Best of luck, and congrats on the 6-footer...can't wait to join the club, lol. 
BV


----------



## Ives (Sep 18, 2006)

k, so I'll leave the JD's in the 55 as it's been established for some time now. What about ideas to go in the 135 with the RD. I was thinking possibly some type of Vieja. Regani's are readily available to me. I can also get blackbelts pretty easily. Whaddaya think.


----------



## Ives (Sep 18, 2006)

well finally pick up the 135. Cleaned it out good yesterday and put it in the basement. Not sure when I'll get it up & running as I need to buy some filtration for it and I'm thinking about creating a 3D BG for it.

Here's the newly purchased item, the tank of course. I can't keep the lil one out of pictures, what a ham.









The hood is a little warped and I could probably use a new one but it will do for now. I think I am gonna go with some type of Vieja to go with the RD and possibly something else. Still thinking. I'm gonna use sand for substrate and some large pieces of driftwood I already have.


----------



## Ives (Sep 18, 2006)

I was also thinking about getting some sort of cat fish, what might work.


----------



## mr.fuji (Aug 30, 2007)

Try a 4-line cat, they are tough as nails


----------



## Big Vine (Feb 26, 2007)

Glad you got the tank in one piece! 

You mentioned wanting to know about RD cichlid tankmates in a 135 gal...
Does anyone have any cichlid tankmate suggestions for our friend here? :-?

BV


----------



## Ives (Sep 18, 2006)

Thanx BV, it's cool I kinda gave up on getting any suggestions. I figure I'll just give it a go and try my own mix. I have been looking at different profiles and info that might work. I'll eventually post when I get it all started and make a final decision.


----------



## MetalHead06351 (Oct 3, 2007)

its hard to suggest anything that would work with an rd in a 135, it could very well claim the whole thing as its own and kill anything in with it.


----------



## gnuisance (Oct 10, 2007)

heres my suggestion:
part ways with either the JDs or the RD and put whichever ones you keep in the 55g. Then get yourself a sweet pair of something interesting (cichlasoma grammodes is what I was thinking) for your new tank.


----------



## Ives (Sep 18, 2006)

well the JD's will stay in the 55 as originally intended. I was thinking some other fish like Grammodes, but would definitely have to order online as I haven't seen anything along them lines in my area. I do want to try the RD in the 135 though. I'll probably try it with some vieja species as I stated earlier and be prepared to make changes if necessary.


----------



## RickieH (Jun 16, 2004)

I once had four flowerhorn cichlids with two red devils in a 6 foot 125 gallon. Once the dominant male flowerhorn at about 12 inches wanted to spawn , I had to remove the red devils.
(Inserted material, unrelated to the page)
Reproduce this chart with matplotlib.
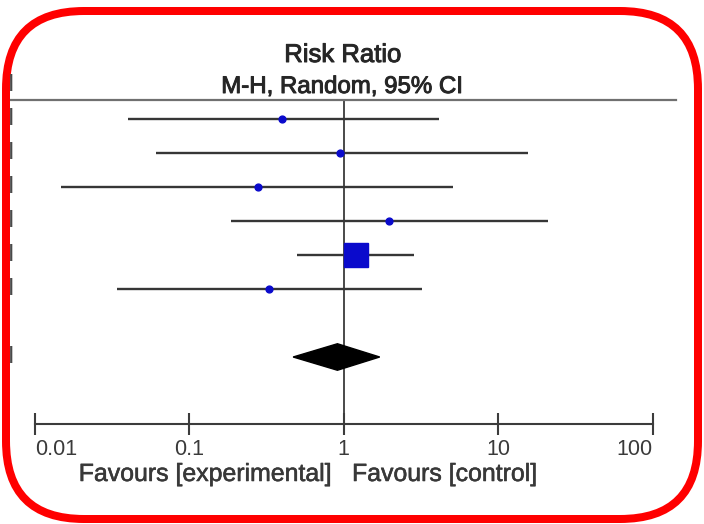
import matplotlib
matplotlib.use("Agg")
import matplotlib.pyplot as plt
import matplotlib.transforms as mtransforms
import matplotlib.patheffects as pe
from matplotlib.patches import FancyBboxPatch, Polygon
import numpy as np

# ---- data ----
rr = [0.40, 0.95, 0.28, 1.97, 1.20, 0.33]
ci_low = [0.040, 0.061, 0.0147, 0.185, 0.50, 0.034]
ci_high = [4.12, 15.5, 5.13, 20.9, 2.84, 3.20]
weights = [5.0, 5.0, 5.0, 5.0, 60.0, 5.0]
pooled_rr = 0.91
pooled_low = 0.47
pooled_high = 1.71
tick_values = [0.01, 0.1, 1, 10, 100]
tick_labels = ["0.01", "0.1", "1", "10", "100"]
title_lines = ["Risk Ratio", "M-H, Random, 95% CI"]
favours_left = "Favours [experimental]"
favours_right = "Favours [control]"

W, H = 704, 524
DPI = 100
plt.rcParams['font.family'] = ['Liberation Sans', 'DejaVu Sans']

fig = plt.figure(figsize=(W / DPI, H / DPI), dpi=DPI)
fig.patch.set_facecolor('white')

def fx(px):
    return px / W

def fy(py):
    return 1 - py / H

def heavy(col, lw=0.7):
    return [pe.withStroke(linewidth=lw, foreground=col)]

ax_left, ax_right = 35, 652.5
ax_top, ax_bot = 100, 424
ax = fig.add_axes([fx(ax_left), fy(ax_bot), fx(ax_right - ax_left), (ax_bot - ax_top) / H])
ax.set_xscale('log')
ax.set_xlim(0.01, 100)
row_sp = 34.0
ax.set_ylim((ax_bot - 119) / row_sp, (ax_top - 119) / row_sp)
ax.patch.set_alpha(0)

for s in ['top', 'left', 'right']:
    ax.spines[s].set_visible(False)
ax.spines['bottom'].set_color('#3c3c3c')
ax.spines['bottom'].set_linewidth(1.5)
ax.set_yticks([])
ax.set_xticks(tick_values)
ax.set_xticklabels(tick_labels)
ax.xaxis.set_minor_locator(matplotlib.ticker.NullLocator())
ax.tick_params(axis='x', direction='inout', length=16, width=1.5, color='#3c3c3c',
               labelsize=15.5, labelcolor='#3a3a3a', pad=3)
xt = ax.get_xticklabels()
xt[0].set_horizontalalignment('left')
xt[-1].set_horizontalalignment('right')

line_col = '#363636'
blue = '#0a0acc'
ys = np.arange(len(rr))
for i in range(len(rr)):
    ax.plot([ci_low[i], ci_high[i]], [ys[i], ys[i]], color=line_col, lw=1.7,
            solid_capstyle='butt', zorder=2)
    w = weights[i]
    if w > 20:
        ax.plot(rr[i], ys[i], marker='s', ms=2.25 * np.sqrt(w), color=blue, mec=blue, zorder=3)
    else:
        ax.plot(rr[i], ys[i], marker='o', ms=2.2 * np.sqrt(w), color=blue, mec=blue, zorder=3)

# null line
ax.axvline(1, color='#3a3a3a', lw=1.3, zorder=1)

# pooled diamond
yd = 7
hh = 0.39
diamond = Polygon([[pooled_low, yd], [pooled_rr, yd - hh], [pooled_high, yd], [pooled_rr, yd + hh]],
                  closed=True, facecolor='black', edgecolor='black', zorder=3)
ax.add_patch(diamond)

# top horizontal rule
ax.axhline((ax_top - 119) / row_sp, xmin=(10 - ax_left) / (ax_right - ax_left),
           xmax=(676 - ax_left) / (ax_right - ax_left), color='#707070', lw=1.6, clip_on=False)

# left-edge fragments of cropped text
trans = mtransforms.blended_transform_factory(fig.transFigure, ax.transData)
for i in list(ys) + [yd]:
    ax.text(fx(11), i, "I", transform=trans, ha='center', va='center', fontsize=17,
            color='#4a4a4a', clip_on=False, zorder=11)
fig.text(fx(11), fy(85), "I", ha='center', va='center', fontsize=17, color='#4a4a4a', zorder=11)

# titles
fig.text(fx(343), fy(62), title_lines[0], ha='center', va='baseline', fontsize=18.5,
         color='#262626', path_effects=heavy('#262626'))
fig.text(fx(342), fy(93), title_lines[1], ha='center', va='baseline', fontsize=17.3,
         color='#262626', path_effects=heavy('#262626'))

# favours labels
fig.text(fx(331), fy(481), favours_left, ha='right', va='baseline', fontsize=17.9,
         color='#383838', path_effects=heavy('#383838', 0.4))
fig.text(fx(352), fy(481), favours_right, ha='left', va='baseline', fontsize=17.9,
         color='#383838', path_effects=heavy('#383838', 0.4))

# red rounded frame
frame = FancyBboxPatch((fx(6), fy(519)), fx(692), (519 - 11) / H,
                       boxstyle=f"round,pad=0,rounding_size={78 / W}",
                       transform=fig.transFigure, facecolor='none', edgecolor='#ff0000',
                       linewidth=8 * 72 / DPI, mutation_aspect=W / H, zorder=10)
fig.patches.append(frame)

fig.savefig('out.png', dpi=DPI)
You may also want to try one of the guapotes with a red devil preferably putting them in the same tank at the same time at a similiar size. When they start to pair off you will have to take the pair out or they will likely kill their tankmates.

I've also kept a single tiger loach with 4 red devils at one time (Loach needs a hiding place) and three botia modesta's ((but not with the tiger loach) with their multihole cave. I've also had an Ancistrus cat with RD's who would hide under a slate in the daytime.


----------



## Nathan43 (Jul 9, 2007)

I have tried many tankmates with my rd, but I had good luck with a pair of oscars as tankmates but they were each and inch or two bigger.
I am sure many others would disagree with this but thats my personal experience. :?


----------



## Ives (Sep 18, 2006)

Well I finally moved and got the 135 setup. Right now the RD's in there with a small pair of Convicts (male about 2" and F about 1"- they have actually already spawned once). Also in the tank are 2 mad barbs which I learned will get way too large (25"+) but for now they'll be in there. I've had them about a yr and there in between 8-9" each. Still thinking about adding a Vieja or some other large dude.

Here the tank, I did get an aquaterra BG, this one doesn't hide the filtration very well but I did jimmy it to hide the intake tubes and heater. I am running a 405 and 304 fluvals. I will be getting another 405 in the next week or s and the 304 will go back on the JD's 55. There are 2 differnt lights in there right now i think I prefer the right side but feel free to comment.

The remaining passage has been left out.